2024 Women's Caribbean Premier League Final
- Event: 2024 Women's Caribbean Premier League
| Barbados Royals | Trinbago Knight Riders |
| 94/6 | 93/8 |
| 15 overs | 20 overs |
- Barbados Royals won by 4 wickets
- Date: 29 August 2024
- Venue: Brian Lara Cricket Academy, San Fernando
- Player of the match: Aaliyah Alleyne (Barbados Royals)
- Umpires: Gregory Brathwaite Jacqueline Williams

= 2024 Women's Caribbean Premier League final =

Final match of 2024 WCPL

The 2024 Women's Caribbean Premier League final was a Women's Twenty20 cricket match played at the Brian Lara Cricket Academy in San Fernando, Trinidad and Tobago on 29 August 2024 to determine the winner of the 2024 Women's Caribbean Premier League.

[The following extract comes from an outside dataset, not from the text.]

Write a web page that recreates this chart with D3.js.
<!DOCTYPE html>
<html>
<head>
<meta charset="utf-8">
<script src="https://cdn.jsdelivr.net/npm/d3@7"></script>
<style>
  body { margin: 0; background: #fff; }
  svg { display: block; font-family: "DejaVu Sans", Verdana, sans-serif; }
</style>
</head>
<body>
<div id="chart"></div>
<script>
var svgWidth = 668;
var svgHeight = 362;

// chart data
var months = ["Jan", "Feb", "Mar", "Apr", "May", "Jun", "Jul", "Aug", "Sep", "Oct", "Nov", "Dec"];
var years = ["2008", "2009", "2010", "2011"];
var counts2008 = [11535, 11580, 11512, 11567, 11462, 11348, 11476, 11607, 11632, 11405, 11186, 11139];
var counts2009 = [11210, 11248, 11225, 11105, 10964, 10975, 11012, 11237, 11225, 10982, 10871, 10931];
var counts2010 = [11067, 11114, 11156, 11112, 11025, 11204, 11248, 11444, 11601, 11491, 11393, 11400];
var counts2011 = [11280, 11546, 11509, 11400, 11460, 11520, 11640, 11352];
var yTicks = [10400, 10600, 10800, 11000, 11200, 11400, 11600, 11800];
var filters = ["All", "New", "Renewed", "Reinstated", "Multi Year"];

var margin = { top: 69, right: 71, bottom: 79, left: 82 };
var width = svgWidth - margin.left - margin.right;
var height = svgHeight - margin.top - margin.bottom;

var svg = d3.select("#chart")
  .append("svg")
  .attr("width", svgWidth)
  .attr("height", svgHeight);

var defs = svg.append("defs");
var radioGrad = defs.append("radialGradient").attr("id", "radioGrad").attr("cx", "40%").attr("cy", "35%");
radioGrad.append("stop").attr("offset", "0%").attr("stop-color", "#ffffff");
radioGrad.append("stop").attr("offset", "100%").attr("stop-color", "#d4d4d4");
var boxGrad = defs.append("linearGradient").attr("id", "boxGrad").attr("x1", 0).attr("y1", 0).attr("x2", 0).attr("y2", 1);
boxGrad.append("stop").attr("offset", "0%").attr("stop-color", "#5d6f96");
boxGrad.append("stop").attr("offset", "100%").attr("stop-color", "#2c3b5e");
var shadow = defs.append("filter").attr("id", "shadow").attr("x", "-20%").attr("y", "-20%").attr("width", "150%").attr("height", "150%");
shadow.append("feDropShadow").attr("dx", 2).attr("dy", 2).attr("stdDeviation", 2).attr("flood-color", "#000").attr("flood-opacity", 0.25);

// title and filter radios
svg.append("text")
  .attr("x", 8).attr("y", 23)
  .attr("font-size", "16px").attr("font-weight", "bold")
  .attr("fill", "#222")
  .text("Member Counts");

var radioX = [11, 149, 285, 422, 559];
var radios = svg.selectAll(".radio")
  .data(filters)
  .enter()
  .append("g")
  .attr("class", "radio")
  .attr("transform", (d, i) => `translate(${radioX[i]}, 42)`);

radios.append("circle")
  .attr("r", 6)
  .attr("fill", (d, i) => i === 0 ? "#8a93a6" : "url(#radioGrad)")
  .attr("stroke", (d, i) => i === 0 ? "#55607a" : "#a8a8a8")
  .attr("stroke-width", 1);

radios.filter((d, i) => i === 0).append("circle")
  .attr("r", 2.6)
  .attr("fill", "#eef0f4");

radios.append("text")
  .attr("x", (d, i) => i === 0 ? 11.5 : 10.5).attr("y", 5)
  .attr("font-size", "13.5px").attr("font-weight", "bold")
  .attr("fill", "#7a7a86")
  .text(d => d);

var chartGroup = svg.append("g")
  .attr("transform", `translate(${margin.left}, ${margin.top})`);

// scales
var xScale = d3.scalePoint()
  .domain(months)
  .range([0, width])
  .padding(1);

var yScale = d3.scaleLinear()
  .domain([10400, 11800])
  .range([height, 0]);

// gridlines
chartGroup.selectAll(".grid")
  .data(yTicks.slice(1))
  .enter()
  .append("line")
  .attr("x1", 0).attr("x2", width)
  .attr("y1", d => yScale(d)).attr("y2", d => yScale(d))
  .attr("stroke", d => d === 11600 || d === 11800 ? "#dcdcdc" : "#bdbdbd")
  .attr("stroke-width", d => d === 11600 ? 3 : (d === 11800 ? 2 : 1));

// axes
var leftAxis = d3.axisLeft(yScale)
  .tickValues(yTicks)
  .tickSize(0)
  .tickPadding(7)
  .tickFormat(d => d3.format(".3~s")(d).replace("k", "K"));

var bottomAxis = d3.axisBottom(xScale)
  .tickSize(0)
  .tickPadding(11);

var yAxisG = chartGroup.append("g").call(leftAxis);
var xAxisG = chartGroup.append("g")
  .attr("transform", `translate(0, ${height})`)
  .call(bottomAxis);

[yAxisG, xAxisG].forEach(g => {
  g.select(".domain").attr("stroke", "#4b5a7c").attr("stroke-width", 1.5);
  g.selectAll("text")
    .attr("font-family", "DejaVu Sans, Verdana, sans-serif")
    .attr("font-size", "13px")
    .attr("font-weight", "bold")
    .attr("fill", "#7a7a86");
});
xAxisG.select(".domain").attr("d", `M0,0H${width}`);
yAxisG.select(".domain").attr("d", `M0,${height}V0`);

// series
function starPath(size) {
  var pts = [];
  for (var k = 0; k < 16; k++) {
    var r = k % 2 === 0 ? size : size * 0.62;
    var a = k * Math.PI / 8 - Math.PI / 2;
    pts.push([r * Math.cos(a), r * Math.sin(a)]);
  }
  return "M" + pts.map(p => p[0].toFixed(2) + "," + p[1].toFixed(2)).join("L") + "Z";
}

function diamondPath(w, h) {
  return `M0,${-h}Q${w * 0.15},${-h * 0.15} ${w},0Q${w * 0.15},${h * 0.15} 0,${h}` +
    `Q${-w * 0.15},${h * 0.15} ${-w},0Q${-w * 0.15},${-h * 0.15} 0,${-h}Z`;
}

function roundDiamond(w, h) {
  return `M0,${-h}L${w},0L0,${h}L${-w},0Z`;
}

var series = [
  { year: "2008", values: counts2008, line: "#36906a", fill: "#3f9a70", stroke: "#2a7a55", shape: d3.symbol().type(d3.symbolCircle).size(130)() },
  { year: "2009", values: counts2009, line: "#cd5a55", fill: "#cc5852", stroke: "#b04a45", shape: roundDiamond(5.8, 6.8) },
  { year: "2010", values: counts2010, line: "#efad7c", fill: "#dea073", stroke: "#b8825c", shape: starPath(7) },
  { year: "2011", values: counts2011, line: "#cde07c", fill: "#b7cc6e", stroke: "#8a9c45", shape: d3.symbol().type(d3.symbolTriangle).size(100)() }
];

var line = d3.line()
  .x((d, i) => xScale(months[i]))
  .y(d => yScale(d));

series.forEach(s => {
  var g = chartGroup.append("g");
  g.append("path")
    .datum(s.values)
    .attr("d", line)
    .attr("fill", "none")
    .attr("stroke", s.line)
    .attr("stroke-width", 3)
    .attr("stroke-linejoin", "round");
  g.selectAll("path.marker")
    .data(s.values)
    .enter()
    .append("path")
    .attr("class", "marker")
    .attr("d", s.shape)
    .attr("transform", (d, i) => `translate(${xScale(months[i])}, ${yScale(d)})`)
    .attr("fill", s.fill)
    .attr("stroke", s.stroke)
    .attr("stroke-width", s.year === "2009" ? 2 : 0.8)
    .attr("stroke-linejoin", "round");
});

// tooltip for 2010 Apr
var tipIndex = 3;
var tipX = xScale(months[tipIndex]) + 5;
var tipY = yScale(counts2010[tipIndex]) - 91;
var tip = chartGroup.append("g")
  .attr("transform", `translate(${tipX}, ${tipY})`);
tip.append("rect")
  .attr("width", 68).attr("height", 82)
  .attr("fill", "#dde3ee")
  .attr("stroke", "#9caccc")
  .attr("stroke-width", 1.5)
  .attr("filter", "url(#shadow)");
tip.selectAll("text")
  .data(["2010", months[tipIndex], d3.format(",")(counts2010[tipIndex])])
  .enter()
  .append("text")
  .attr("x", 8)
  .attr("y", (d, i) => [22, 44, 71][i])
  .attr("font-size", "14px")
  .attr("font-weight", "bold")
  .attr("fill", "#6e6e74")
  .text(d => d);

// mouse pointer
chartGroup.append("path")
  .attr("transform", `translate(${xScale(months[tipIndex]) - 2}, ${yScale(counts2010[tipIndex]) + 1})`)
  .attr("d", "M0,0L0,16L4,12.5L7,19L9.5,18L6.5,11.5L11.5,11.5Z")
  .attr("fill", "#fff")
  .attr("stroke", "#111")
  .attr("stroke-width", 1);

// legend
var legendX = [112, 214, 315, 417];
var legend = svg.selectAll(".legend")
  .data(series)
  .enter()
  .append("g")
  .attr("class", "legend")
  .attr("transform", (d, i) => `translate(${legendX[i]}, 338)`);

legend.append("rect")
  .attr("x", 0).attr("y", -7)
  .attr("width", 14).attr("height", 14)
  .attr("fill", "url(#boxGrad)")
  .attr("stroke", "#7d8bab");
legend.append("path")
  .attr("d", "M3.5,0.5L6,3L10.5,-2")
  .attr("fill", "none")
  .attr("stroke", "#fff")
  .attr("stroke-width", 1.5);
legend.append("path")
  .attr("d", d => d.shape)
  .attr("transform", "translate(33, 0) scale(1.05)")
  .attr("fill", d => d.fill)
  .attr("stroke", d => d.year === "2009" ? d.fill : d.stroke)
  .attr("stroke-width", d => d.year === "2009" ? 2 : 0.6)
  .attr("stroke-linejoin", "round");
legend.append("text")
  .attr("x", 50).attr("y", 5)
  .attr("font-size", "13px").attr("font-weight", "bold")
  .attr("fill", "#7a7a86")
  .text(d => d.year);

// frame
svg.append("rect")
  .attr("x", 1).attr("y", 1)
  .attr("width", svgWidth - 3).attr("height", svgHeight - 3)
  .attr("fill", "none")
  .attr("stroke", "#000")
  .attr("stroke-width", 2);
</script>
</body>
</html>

Barbados Royals won their 2nd consecutive tournament by defeating Trinbago Knight Riders by 4 wickets in the final.

== Background ==
The full schedule of the tournament was announced on 20 May 2024. Defending champions Barbados Royals reached their third consecutive final after topping the group stage, winning 3 out of 4 matches. Trinbago Knight Riders reached their second final, after having previously won the 2022 tournament.

== Match ==

=== Match officials ===
- On-field umpires: Gregory Brathwaite (WI) and Jacqueline Williams (WI)
- Third umpire: Zahid Bassarath (WI)
- Reserve umpire: Leslie Reifer (WI)
- Match referee: Michael Ragoonath (WI)
- Toss: Barbados Royals won the toss and elected to field.